— start of Recorded information —

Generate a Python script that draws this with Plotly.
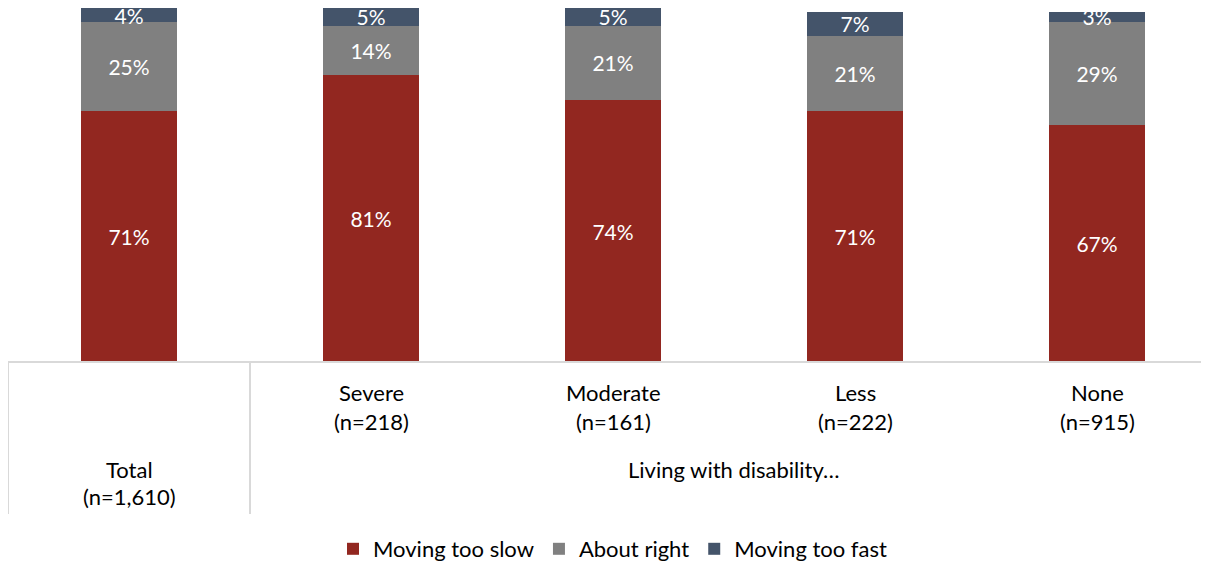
import plotly.graph_objects as go

categories = ["Total", "Severe", "Moderate", "Less", "None"]
n_labels = ["(n=1,610)", "(n=218)", "(n=161)", "(n=222)", "(n=915)"]
group_label = "Living with disability…"

too_slow = [71, 81, 74, 71, 67]
about_right = [25, 14, 21, 21, 29]
too_fast = [4, 5, 5, 7, 3]

series = [
    ("Moving too slow", too_slow, "#922720"),
    ("About right", about_right, "#808080"),
    ("Moving too fast", too_fast, "#44546A"),
]

FONT = "Lato, 'Open Sans', sans-serif"
# page body has an 8px margin; plot area top sits at page y=8
W, H = 1209, 575
top, bottom_px = 8, 362
plot_h = bottom_px - top

def py(p):
    return (bottom_px - p) / plot_h

x = list(range(len(categories)))
fig = go.Figure()
for name, vals, color in series:
    fig.add_trace(go.Bar(
        x=x, y=vals, name=name, width=0.4,
        marker=dict(color=color, line=dict(width=0)),
        text=[f"{v}%" for v in vals], textposition="inside",
        insidetextanchor="middle", textangle=0, constraintext="none",
        textfont=dict(color="white", size=21, family=FONT),
        hoverinfo="skip",
    ))

shapes = [
    dict(type="line", xref="paper", yref="paper", x0=0, x1=1, y0=0, y1=0,
         line=dict(color="#d9d9d9", width=2)),
    dict(type="line", xref="x", yref="paper", x0=-0.5, x1=-0.5, y0=0, y1=py(514),
         line=dict(color="#d9d9d9", width=2)),
    dict(type="line", xref="x", yref="paper", x0=0.5, x1=0.5, y0=0, y1=py(514),
         line=dict(color="#d9d9d9", width=2)),
]

annotations = []
for i, (c, n) in enumerate(zip(categories, n_labels)):
    y1, y2 = (469, 497) if i == 0 else (393, 421)
    annotations.append(dict(x=i, y=py(y1), xref="x", yref="paper", text=c, showarrow=False,
                            font=dict(size=22, family=FONT, color="#000"), yanchor="middle"))
    annotations.append(dict(x=i, y=py(y2), xref="x", yref="paper", text=n, showarrow=False,
                            font=dict(size=22, family=FONT, color="#000"), yanchor="middle"))
annotations.append(dict(x=2.5, y=py(469), xref="x", yref="paper", text=group_label, showarrow=False,
                        font=dict(size=22, family=FONT, color="#000"), yanchor="middle"))

fig.update_layout(
    width=W, height=H, barmode="stack",
    margin=dict(l=0, r=0, t=0, b=H - plot_h, pad=0, autoexpand=False),
    plot_bgcolor="white", paper_bgcolor="white",
    xaxis=dict(range=[-0.5, -0.5 + W / 242], showticklabels=False, showgrid=False,
               zeroline=False, showline=False, ticks=""),
    yaxis=dict(range=[0, 100], visible=False, showgrid=False, zeroline=False),
    shapes=shapes, annotations=annotations,
    legend=dict(orientation="h", x=0.5, xanchor="center", y=py(549), yanchor="middle",
                font=dict(size=22, family=FONT, color="#000"), traceorder="normal",
                itemwidth=30, bgcolor="rgba(0,0,0,0)"),
    bargap=0.6,
)

fig.write_html("out.html")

— end of Recorded information —

#### Task requirements:
Reproduce every line precisely as given, omitting all pictures.

#### Full solution:
Generate a Python script that draws this with Plotly.
import plotly.graph_objects as go

categories = ["Total", "Severe", "Moderate", "Less", "None"]
n_labels = ["(n=1,610)", "(n=218)", "(n=161)", "(n=222)", "(n=915)"]
group_label = "Living with disability…"

too_slow = [71, 81, 74, 71, 67]
about_right = [25, 14, 21, 21, 29]
too_fast = [4, 5, 5, 7, 3]

series = [
    ("Moving too slow", too_slow, "#922720"),
    ("About right", about_right, "#808080"),
    ("Moving too fast", too_fast, "#44546A"),
]

FONT = "Lato, 'Open Sans', sans-serif"
# page body has an 8px margin; plot area top sits at page y=8
W, H = 1209, 575
top, bottom_px = 8, 362
plot_h = bottom_px - top

def py(p):
    return (bottom_px - p) / plot_h

x = list(range(len(categories)))
fig = go.Figure()
for name, vals, color in series:
    fig.add_trace(go.Bar(
        x=x, y=vals, name=name, width=0.4,
        marker=dict(color=color, line=dict(width=0)),
        text=[f"{v}%" for v in vals], textposition="inside",
        insidetextanchor="middle", textangle=0, constraintext="none",
        textfont=dict(color="white", size=21, family=FONT),
        hoverinfo="skip",
    ))

shapes = [
    dict(type="line", xref="paper", yref="paper", x0=0, x1=1, y0=0, y1=0,
         line=dict(color="#d9d9d9", width=2)),
    dict(type="line", xref="x", yref="paper", x0=-0.5, x1=-0.5, y0=0, y1=py(514),
         line=dict(color="#d9d9d9", width=2)),
    dict(type="line", xref="x", yref="paper", x0=0.5, x1=0.5, y0=0, y1=py(514),
         line=dict(color="#d9d9d9", width=2)),
]

annotations = []
for i, (c, n) in enumerate(zip(categories, n_labels)):
    y1, y2 = (469, 497) if i == 0 else (393, 421)
    annotations.append(dict(x=i, y=py(y1), xref="x", yref="paper", text=c, showarrow=False,
                            font=dict(size=22, family=FONT, color="#000"), yanchor="middle"))
    annotations.append(dict(x=i, y=py(y2), xref="x", yref="paper", text=n, showarrow=False,
                            font=dict(size=22, family=FONT, color="#000"), yanchor="middle"))
annotations.append(dict(x=2.5, y=py(469), xref="x", yref="paper", text=group_label, showarrow=False,
                        font=dict(size=22, family=FONT, color="#000"), yanchor="middle"))

fig.update_layout(
    width=W, height=H, barmode="stack",
    margin=dict(l=0, r=0, t=0, b=H - plot_h, pad=0, autoexpand=False),
    plot_bgcolor="white", paper_bgcolor="white",
    xaxis=dict(range=[-0.5, -0.5 + W / 242], showticklabels=False, showgrid=False,
               zeroline=False, showline=False, ticks=""),
    yaxis=dict(range=[0, 100], visible=False, showgrid=False, zeroline=False),
    shapes=shapes, annotations=annotations,
    legend=dict(orientation="h", x=0.5, xanchor="center", y=py(549), yanchor="middle",
                font=dict(size=22, family=FONT, color="#000"), traceorder="normal",
                itemwidth=30, bgcolor="rgba(0,0,0,0)"),
    bargap=0.6,
)

fig.write_html("out.html")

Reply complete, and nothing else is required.